A year later Sergeeva was part of the Russian team at the 2012 IPC Athletics European Championships in Stadskanaal. She medaled in one event, the women's 4 × 100 metres relay. Along with compatriots Anastasiya Ovsyannikova, Elena Ivanova and Margarita Goncharova, the team finished in first from a field of three to qualify for the 2012 Summer Paralympics and take Sergeeva's first gold medal at a major international competition.

A month later Sergeeva travelled to London to participate in the 2012 Summer Paralympics. Although a F37/38 javelin event was part of the schedule Sergeeva did not take part. Instead she entered three sprint events, the 100m T37, the 200m T37 and the 4 × 100 m women's relay T35–38. In both her individual sprints she failed to qualify for the finals, going out in the heats. There were no qualifiers for the relay with six countries participating in the final. On the 4 September Sergeeva again lined up with Ovsyannikova, Ivanova and Goncharova, and the team finished with a time of 54.86 to take the gold medal. For her medal success at London, Sergeeva was awarded the Order of Friendship by President Vladimir Putin in September 2012.

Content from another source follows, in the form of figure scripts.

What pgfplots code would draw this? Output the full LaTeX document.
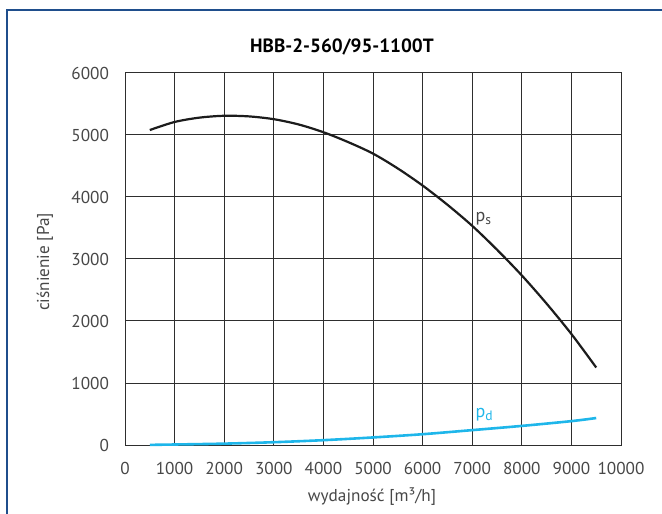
\documentclass[border=0pt]{standalone}
\usepackage{fontspec}
\setmainfont{PT Sans}
\usepackage{pgfplots}
\pgfplotsset{compat=1.18}
\definecolor{pscol}{HTML}{1C1C1C}
\definecolor{pdcol}{HTML}{1EB6EA}
\definecolor{bordercol}{HTML}{1F4E8C}
\definecolor{gridcol}{HTML}{2E2E2E}
\definecolor{txtcol}{HTML}{474747}
\begin{document}
\begin{tikzpicture}
\path[use as bounding box] (0pt,0pt) rectangle (331pt,256.5pt);
\draw[bordercol, line width=0.7pt] (3.5pt,-2pt) -- (3.5pt,251.5pt) -- (335pt,251.5pt);
\begin{axis}[
  at={(62.5pt,34pt)}, anchor=south west,
  scale only axis, width=248pt, height=186pt,
  xmin=0, xmax=10000, ymin=0, ymax=6000,
  xtick={0,1000,...,10000}, ytick={0,1000,...,6000},
  scaled ticks=false,
  /pgf/number format/assume math mode=true,
  /pgf/number format/set thousands separator={},
  major tick length=0pt,
  grid=major,
  major grid style={gridcol, line width=0.5pt},
  axis line style={gridcol, line width=0.5pt},
  tick label style={font=\fontsize{8.6}{10}\selectfont, text=txtcol},
  xticklabel style={yshift=-5pt},
  yticklabel style={xshift=-4.5pt},
  clip=false,
]
\addplot[pscol, line width=1.1pt, smooth] coordinates {
(500,5080) (1000,5210) (1500,5280) (2000,5310) (2500,5300) (3000,5255)
(3500,5170) (4000,5045) (4500,4885) (5000,4700) (5500,4460) (6000,4185)
(6500,3875) (7000,3535) (7500,3150) (8000,2735) (8500,2280) (9000,1790) (9500,1250)
};
\addplot[pdcol, line width=1.3pt, smooth] coordinates {
(500,2) (1000,8) (2000,22) (3000,45) (4000,78) (5000,122) (6000,174)
(7000,240) (8000,308) (9000,385) (9500,435)
};
\node[anchor=base west, text=txtcol, font=\fontsize{9}{10}\selectfont, inner sep=0pt] at (axis cs:7060,3600) {p\raisebox{-0.35ex}{\fontsize{6.8}{8}\selectfont s}};
\node[anchor=base west, text=pdcol, font=\fontsize{9}{10}\selectfont, inner sep=0pt] at (axis cs:7060,440) {p\raisebox{-0.35ex}{\fontsize{6.8}{8}\selectfont d}};
\end{axis}
\node[font=\bfseries\fontsize{9.6}{11}\selectfont, text=black] at (171pt,233pt) {HBB-2-560/95-1100T};
\node[rotate=90, font=\fontsize{8.6}{10}\selectfont, text=txtcol] at (22.5pt,125.5pt) {ciśnienie [Pa]};
\node[font=\fontsize{8.6}{10}\selectfont, text=txtcol] at (186pt,8pt) {wydajność [m³/h]};
\end{tikzpicture}
\end{document}
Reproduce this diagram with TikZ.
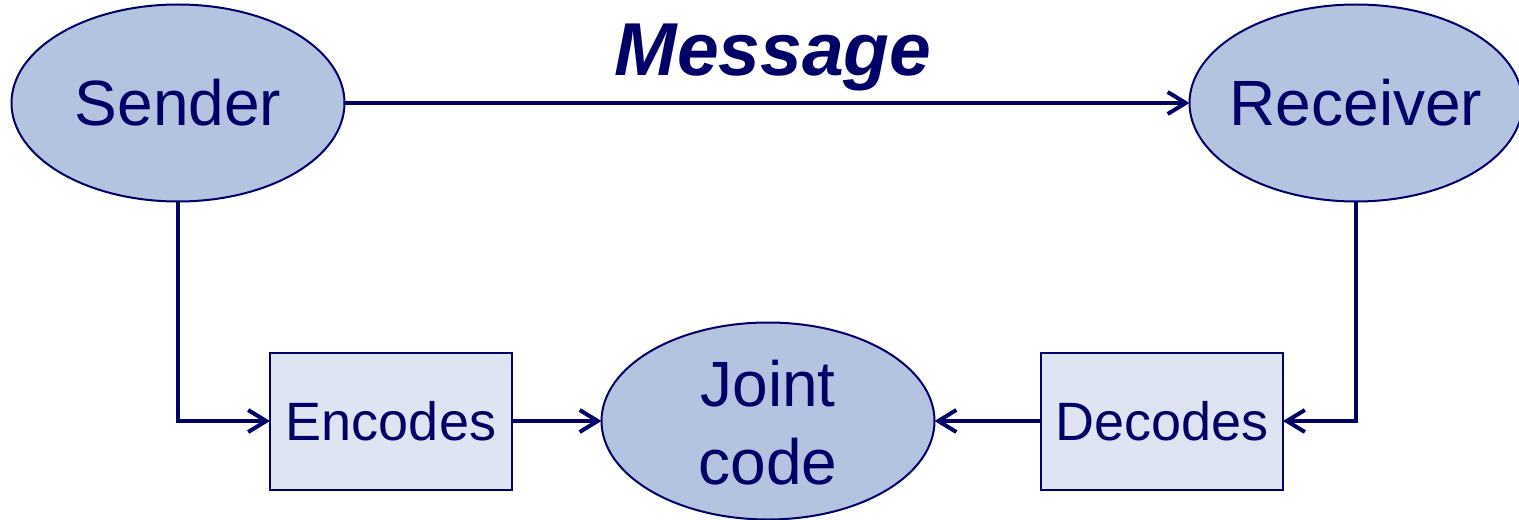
\documentclass[tikz,border=0pt]{standalone}
\usepackage{fontspec}
\setmainfont{Liberation Sans}
\usetikzlibrary{shapes.geometric,arrows.meta}
\definecolor{navy}{HTML}{000066}
\definecolor{ovalfill}{HTML}{B3C3E0}
\definecolor{boxfill}{HTML}{DEE4F2}
\begin{document}
\begin{tikzpicture}[x=0.5pt,y=-0.5pt,
  oval/.style={ellipse, draw=navy, line width=1pt, fill=ovalfill,
    minimum width=166.5pt, minimum height=98.5pt, inner sep=0pt, outer sep=0pt},
  ovaltext/.style={text=navy, font=\fontsize{32}{39}\selectfont, align=center},
  stagebox/.style={rectangle, draw=navy, line width=1pt, fill=boxfill, text=navy,
    minimum width=121pt, minimum height=68.5pt, inner sep=0pt, outer sep=0pt,
    font=\fontsize{27}{32}\selectfont},
  conn/.style={draw=navy, line width=2pt,
    -{Straight Barb[length=9pt,width=11pt]}}
]
\useasboundingbox (0,0) rectangle (1519,519);

% ovals: the shape is sized on its own, the words sit on top as a label
\node[oval, label={[ovaltext, name=senderlbl]center:Sender}] (sender) at (178,103) {};
\node[oval, label={[ovaltext, name=receiverlbl]center:Receiver}] (receiver) at (1356,103) {};
\node[oval, label={[ovaltext, name=jointlbl, yshift=-1pt]center:Joint\\code}] (joint) at (768,421) {};

\node[stagebox] (enc) at (391,421) {Encodes};
\node[stagebox] (dec) at (1162,421) {Decodes};

\node[text=navy, font=\fontsize{37.5}{45}\selectfont\bfseries\itshape] (msg) at (773,57) {Message};

\draw[conn] (sender) -- (receiver);
\draw[conn] (sender.south) |- (enc.west);
\draw[conn] (enc.east) -- (joint.west);
\draw[conn] (receiver.south) |- (dec.east);
\draw[conn] (dec.west) -- (joint.east);
\end{tikzpicture}
\end{document}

In a disappointing 2013 IPC Athletics World Championships, held in Lyon, Sergeeva entered just the one event, the 100m T37 where she failed to make the final. Both her favoured javelin and relay events were not included in the program, severely reducing her level of participation. The following year Sergeeva entered the 2014 IPC Athletics European Championships held in Swansea, this time a more sympathetic program of events allowed her to compete for three titles, the javelin T37, 100m T37 and the women's 4 × 100 m relay T35–38. Despite posting a season's best of 14.71s in the 100m final, it was still 3 tenths of a second outside the medal places, with Sergeeva finishing sixth. In the javelin she threw a distance of 24.01 to secure her first individual major international gold medal, beating teammate Irina Vertinskaya into silver medal position. In the relay Sergeeva and Goncharova were joined by Zhanna Fekolina and Anna Sapozhnikova to take gold and continue Russia's dominance in the event.